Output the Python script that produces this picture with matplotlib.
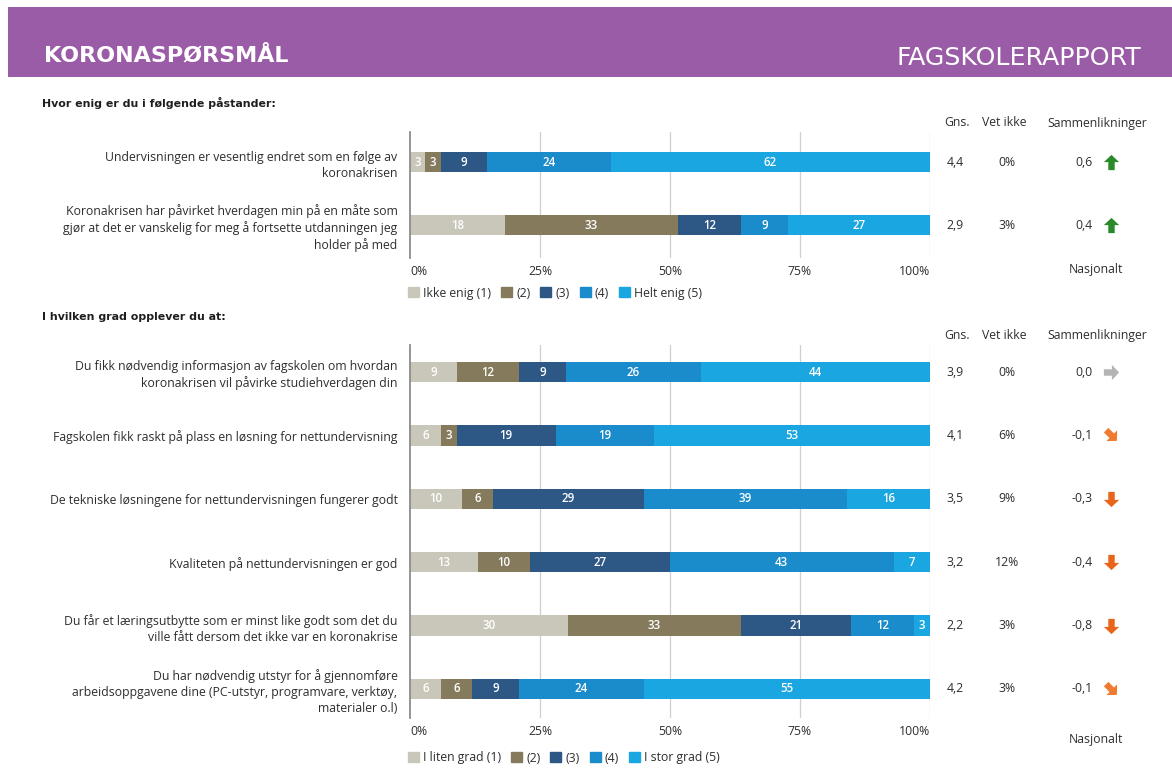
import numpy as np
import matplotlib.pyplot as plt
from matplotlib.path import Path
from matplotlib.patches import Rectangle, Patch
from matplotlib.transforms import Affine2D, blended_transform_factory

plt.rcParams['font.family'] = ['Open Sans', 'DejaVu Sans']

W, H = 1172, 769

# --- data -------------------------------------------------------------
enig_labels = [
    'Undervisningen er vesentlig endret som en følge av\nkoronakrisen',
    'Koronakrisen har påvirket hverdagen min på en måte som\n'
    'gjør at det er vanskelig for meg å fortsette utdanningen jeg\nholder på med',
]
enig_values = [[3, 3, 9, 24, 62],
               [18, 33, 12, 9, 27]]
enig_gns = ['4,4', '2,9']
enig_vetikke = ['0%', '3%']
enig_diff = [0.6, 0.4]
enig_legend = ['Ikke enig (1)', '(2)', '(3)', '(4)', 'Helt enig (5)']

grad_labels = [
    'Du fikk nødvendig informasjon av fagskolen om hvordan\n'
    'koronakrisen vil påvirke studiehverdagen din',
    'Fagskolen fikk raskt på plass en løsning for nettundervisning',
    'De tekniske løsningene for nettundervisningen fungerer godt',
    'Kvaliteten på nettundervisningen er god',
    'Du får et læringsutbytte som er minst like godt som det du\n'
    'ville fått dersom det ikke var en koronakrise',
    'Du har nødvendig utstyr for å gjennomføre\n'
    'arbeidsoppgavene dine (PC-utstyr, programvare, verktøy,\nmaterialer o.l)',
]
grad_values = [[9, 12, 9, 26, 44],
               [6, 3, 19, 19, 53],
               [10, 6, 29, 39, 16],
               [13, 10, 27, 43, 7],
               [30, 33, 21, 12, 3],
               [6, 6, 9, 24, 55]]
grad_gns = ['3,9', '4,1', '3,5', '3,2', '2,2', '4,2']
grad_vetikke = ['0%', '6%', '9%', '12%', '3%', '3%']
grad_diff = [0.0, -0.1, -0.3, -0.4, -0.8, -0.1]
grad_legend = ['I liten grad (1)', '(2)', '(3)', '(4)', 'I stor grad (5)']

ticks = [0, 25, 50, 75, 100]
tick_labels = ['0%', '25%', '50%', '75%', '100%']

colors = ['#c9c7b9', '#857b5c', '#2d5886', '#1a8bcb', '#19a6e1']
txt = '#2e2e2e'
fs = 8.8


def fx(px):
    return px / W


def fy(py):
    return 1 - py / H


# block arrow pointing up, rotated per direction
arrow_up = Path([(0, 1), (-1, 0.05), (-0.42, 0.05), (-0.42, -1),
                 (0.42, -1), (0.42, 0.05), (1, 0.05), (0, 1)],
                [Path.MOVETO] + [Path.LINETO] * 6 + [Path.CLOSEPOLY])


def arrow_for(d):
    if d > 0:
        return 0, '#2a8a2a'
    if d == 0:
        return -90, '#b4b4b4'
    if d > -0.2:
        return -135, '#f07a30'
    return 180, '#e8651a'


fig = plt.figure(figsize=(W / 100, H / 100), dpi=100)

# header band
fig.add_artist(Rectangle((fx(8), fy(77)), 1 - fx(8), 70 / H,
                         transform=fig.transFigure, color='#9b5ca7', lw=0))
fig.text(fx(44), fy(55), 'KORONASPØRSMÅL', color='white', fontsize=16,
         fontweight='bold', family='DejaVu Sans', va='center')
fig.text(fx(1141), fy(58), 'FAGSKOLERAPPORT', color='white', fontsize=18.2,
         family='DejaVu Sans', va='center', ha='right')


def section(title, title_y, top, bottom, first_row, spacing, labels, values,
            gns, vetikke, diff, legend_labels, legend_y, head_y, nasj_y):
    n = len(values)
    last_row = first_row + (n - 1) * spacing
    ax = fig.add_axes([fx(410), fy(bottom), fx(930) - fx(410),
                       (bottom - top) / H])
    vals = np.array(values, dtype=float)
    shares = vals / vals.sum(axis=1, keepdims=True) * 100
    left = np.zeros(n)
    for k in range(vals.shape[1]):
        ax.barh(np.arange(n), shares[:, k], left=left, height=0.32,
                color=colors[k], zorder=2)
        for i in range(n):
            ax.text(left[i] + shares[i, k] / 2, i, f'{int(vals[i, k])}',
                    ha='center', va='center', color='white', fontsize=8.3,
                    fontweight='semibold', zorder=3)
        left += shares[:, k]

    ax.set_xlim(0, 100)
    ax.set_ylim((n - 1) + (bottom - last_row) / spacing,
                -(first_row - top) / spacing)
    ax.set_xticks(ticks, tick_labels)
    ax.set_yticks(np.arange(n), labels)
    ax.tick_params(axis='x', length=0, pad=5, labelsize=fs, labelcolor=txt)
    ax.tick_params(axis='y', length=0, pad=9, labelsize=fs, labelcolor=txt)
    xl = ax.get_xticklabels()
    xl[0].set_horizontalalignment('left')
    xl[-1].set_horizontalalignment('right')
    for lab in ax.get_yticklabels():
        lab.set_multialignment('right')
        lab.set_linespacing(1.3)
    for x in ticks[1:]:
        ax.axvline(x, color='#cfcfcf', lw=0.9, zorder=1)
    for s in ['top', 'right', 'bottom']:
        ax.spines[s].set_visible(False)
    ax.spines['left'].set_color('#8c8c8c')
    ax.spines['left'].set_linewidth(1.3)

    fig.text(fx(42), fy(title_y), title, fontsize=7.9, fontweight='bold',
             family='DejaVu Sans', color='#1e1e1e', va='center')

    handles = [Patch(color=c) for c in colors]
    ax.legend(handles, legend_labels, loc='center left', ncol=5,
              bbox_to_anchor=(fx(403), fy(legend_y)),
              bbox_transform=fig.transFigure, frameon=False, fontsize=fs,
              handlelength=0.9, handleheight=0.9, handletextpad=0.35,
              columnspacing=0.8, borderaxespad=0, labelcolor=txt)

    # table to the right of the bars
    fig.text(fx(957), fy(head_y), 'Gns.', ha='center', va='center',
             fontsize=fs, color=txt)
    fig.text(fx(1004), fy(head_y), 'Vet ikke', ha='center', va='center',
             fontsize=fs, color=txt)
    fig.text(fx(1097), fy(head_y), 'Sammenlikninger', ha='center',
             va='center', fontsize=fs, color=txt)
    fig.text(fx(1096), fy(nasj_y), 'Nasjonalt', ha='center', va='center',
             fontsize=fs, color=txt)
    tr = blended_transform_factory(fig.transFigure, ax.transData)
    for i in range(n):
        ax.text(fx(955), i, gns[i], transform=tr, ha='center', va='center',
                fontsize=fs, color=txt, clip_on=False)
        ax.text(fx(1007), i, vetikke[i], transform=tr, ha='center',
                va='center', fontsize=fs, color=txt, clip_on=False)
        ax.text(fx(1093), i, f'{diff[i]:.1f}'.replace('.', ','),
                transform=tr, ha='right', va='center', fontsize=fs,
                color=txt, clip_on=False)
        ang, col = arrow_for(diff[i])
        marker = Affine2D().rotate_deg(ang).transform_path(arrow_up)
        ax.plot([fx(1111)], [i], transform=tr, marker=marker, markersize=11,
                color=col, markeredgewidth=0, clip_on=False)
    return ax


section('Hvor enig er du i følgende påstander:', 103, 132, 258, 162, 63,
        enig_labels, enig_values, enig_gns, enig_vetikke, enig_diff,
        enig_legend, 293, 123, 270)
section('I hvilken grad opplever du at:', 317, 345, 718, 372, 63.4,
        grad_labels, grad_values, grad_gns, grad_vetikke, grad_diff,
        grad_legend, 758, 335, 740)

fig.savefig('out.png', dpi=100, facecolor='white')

- Work to be completed: Omit any images, then output the listing exactly.

- Response to this task:
Output the Python script that produces this picture with matplotlib.
import numpy as np
import matplotlib.pyplot as plt
from matplotlib.path import Path
from matplotlib.patches import Rectangle, Patch
from matplotlib.transforms import Affine2D, blended_transform_factory

plt.rcParams['font.family'] = ['Open Sans', 'DejaVu Sans']

W, H = 1172, 769

# --- data -------------------------------------------------------------
enig_labels = [
    'Undervisningen er vesentlig endret som en følge av\nkoronakrisen',
    'Koronakrisen har påvirket hverdagen min på en måte som\n'
    'gjør at det er vanskelig for meg å fortsette utdanningen jeg\nholder på med',
]
enig_values = [[3, 3, 9, 24, 62],
               [18, 33, 12, 9, 27]]
enig_gns = ['4,4', '2,9']
enig_vetikke = ['0%', '3%']
enig_diff = [0.6, 0.4]
enig_legend = ['Ikke enig (1)', '(2)', '(3)', '(4)', 'Helt enig (5)']

grad_labels = [
    'Du fikk nødvendig informasjon av fagskolen om hvordan\n'
    'koronakrisen vil påvirke studiehverdagen din',
    'Fagskolen fikk raskt på plass en løsning for nettundervisning',
    'De tekniske løsningene for nettundervisningen fungerer godt',
    'Kvaliteten på nettundervisningen er god',
    'Du får et læringsutbytte som er minst like godt som det du\n'
    'ville fått dersom det ikke var en koronakrise',
    'Du har nødvendig utstyr for å gjennomføre\n'
    'arbeidsoppgavene dine (PC-utstyr, programvare, verktøy,\nmaterialer o.l)',
]
grad_values = [[9, 12, 9, 26, 44],
               [6, 3, 19, 19, 53],
               [10, 6, 29, 39, 16],
               [13, 10, 27, 43, 7],
               [30, 33, 21, 12, 3],
               [6, 6, 9, 24, 55]]
grad_gns = ['3,9', '4,1', '3,5', '3,2', '2,2', '4,2']
grad_vetikke = ['0%', '6%', '9%', '12%', '3%', '3%']
grad_diff = [0.0, -0.1, -0.3, -0.4, -0.8, -0.1]
grad_legend = ['I liten grad (1)', '(2)', '(3)', '(4)', 'I stor grad (5)']

ticks = [0, 25, 50, 75, 100]
tick_labels = ['0%', '25%', '50%', '75%', '100%']

colors = ['#c9c7b9', '#857b5c', '#2d5886', '#1a8bcb', '#19a6e1']
txt = '#2e2e2e'
fs = 8.8


def fx(px):
    return px / W


def fy(py):
    return 1 - py / H


# block arrow pointing up, rotated per direction
arrow_up = Path([(0, 1), (-1, 0.05), (-0.42, 0.05), (-0.42, -1),
                 (0.42, -1), (0.42, 0.05), (1, 0.05), (0, 1)],
                [Path.MOVETO] + [Path.LINETO] * 6 + [Path.CLOSEPOLY])


def arrow_for(d):
    if d > 0:
        return 0, '#2a8a2a'
    if d == 0:
        return -90, '#b4b4b4'
    if d > -0.2:
        return -135, '#f07a30'
    return 180, '#e8651a'


fig = plt.figure(figsize=(W / 100, H / 100), dpi=100)

# header band
fig.add_artist(Rectangle((fx(8), fy(77)), 1 - fx(8), 70 / H,
                         transform=fig.transFigure, color='#9b5ca7', lw=0))
fig.text(fx(44), fy(55), 'KORONASPØRSMÅL', color='white', fontsize=16,
         fontweight='bold', family='DejaVu Sans', va='center')
fig.text(fx(1141), fy(58), 'FAGSKOLERAPPORT', color='white', fontsize=18.2,
         family='DejaVu Sans', va='center', ha='right')


def section(title, title_y, top, bottom, first_row, spacing, labels, values,
            gns, vetikke, diff, legend_labels, legend_y, head_y, nasj_y):
    n = len(values)
    last_row = first_row + (n - 1) * spacing
    ax = fig.add_axes([fx(410), fy(bottom), fx(930) - fx(410),
                       (bottom - top) / H])
    vals = np.array(values, dtype=float)
    shares = vals / vals.sum(axis=1, keepdims=True) * 100
    left = np.zeros(n)
    for k in range(vals.shape[1]):
        ax.barh(np.arange(n), shares[:, k], left=left, height=0.32,
                color=colors[k], zorder=2)
        for i in range(n):
            ax.text(left[i] + shares[i, k] / 2, i, f'{int(vals[i, k])}',
                    ha='center', va='center', color='white', fontsize=8.3,
                    fontweight='semibold', zorder=3)
        left += shares[:, k]

    ax.set_xlim(0, 100)
    ax.set_ylim((n - 1) + (bottom - last_row) / spacing,
                -(first_row - top) / spacing)
    ax.set_xticks(ticks, tick_labels)
    ax.set_yticks(np.arange(n), labels)
    ax.tick_params(axis='x', length=0, pad=5, labelsize=fs, labelcolor=txt)
    ax.tick_params(axis='y', length=0, pad=9, labelsize=fs, labelcolor=txt)
    xl = ax.get_xticklabels()
    xl[0].set_horizontalalignment('left')
    xl[-1].set_horizontalalignment('right')
    for lab in ax.get_yticklabels():
        lab.set_multialignment('right')
        lab.set_linespacing(1.3)
    for x in ticks[1:]:
        ax.axvline(x, color='#cfcfcf', lw=0.9, zorder=1)
    for s in ['top', 'right', 'bottom']:
        ax.spines[s].set_visible(False)
    ax.spines['left'].set_color('#8c8c8c')
    ax.spines['left'].set_linewidth(1.3)

    fig.text(fx(42), fy(title_y), title, fontsize=7.9, fontweight='bold',
             family='DejaVu Sans', color='#1e1e1e', va='center')

    handles = [Patch(color=c) for c in colors]
    ax.legend(handles, legend_labels, loc='center left', ncol=5,
              bbox_to_anchor=(fx(403), fy(legend_y)),
              bbox_transform=fig.transFigure, frameon=False, fontsize=fs,
              handlelength=0.9, handleheight=0.9, handletextpad=0.35,
              columnspacing=0.8, borderaxespad=0, labelcolor=txt)

    # table to the right of the bars
    fig.text(fx(957), fy(head_y), 'Gns.', ha='center', va='center',
             fontsize=fs, color=txt)
    fig.text(fx(1004), fy(head_y), 'Vet ikke', ha='center', va='center',
             fontsize=fs, color=txt)
    fig.text(fx(1097), fy(head_y), 'Sammenlikninger', ha='center',
             va='center', fontsize=fs, color=txt)
    fig.text(fx(1096), fy(nasj_y), 'Nasjonalt', ha='center', va='center',
             fontsize=fs, color=txt)
    tr = blended_transform_factory(fig.transFigure, ax.transData)
    for i in range(n):
        ax.text(fx(955), i, gns[i], transform=tr, ha='center', va='center',
                fontsize=fs, color=txt, clip_on=False)
        ax.text(fx(1007), i, vetikke[i], transform=tr, ha='center',
                va='center', fontsize=fs, color=txt, clip_on=False)
        ax.text(fx(1093), i, f'{diff[i]:.1f}'.replace('.', ','),
                transform=tr, ha='right', va='center', fontsize=fs,
                color=txt, clip_on=False)
        ang, col = arrow_for(diff[i])
        marker = Affine2D().rotate_deg(ang).transform_path(arrow_up)
        ax.plot([fx(1111)], [i], transform=tr, marker=marker, markersize=11,
                color=col, markeredgewidth=0, clip_on=False)
    return ax


section('Hvor enig er du i følgende påstander:', 103, 132, 258, 162, 63,
        enig_labels, enig_values, enig_gns, enig_vetikke, enig_diff,
        enig_legend, 293, 123, 270)
section('I hvilken grad opplever du at:', 317, 345, 718, 372, 63.4,
        grad_labels, grad_values, grad_gns, grad_vetikke, grad_diff,
        grad_legend, 758, 335, 740)

fig.savefig('out.png', dpi=100, facecolor='white')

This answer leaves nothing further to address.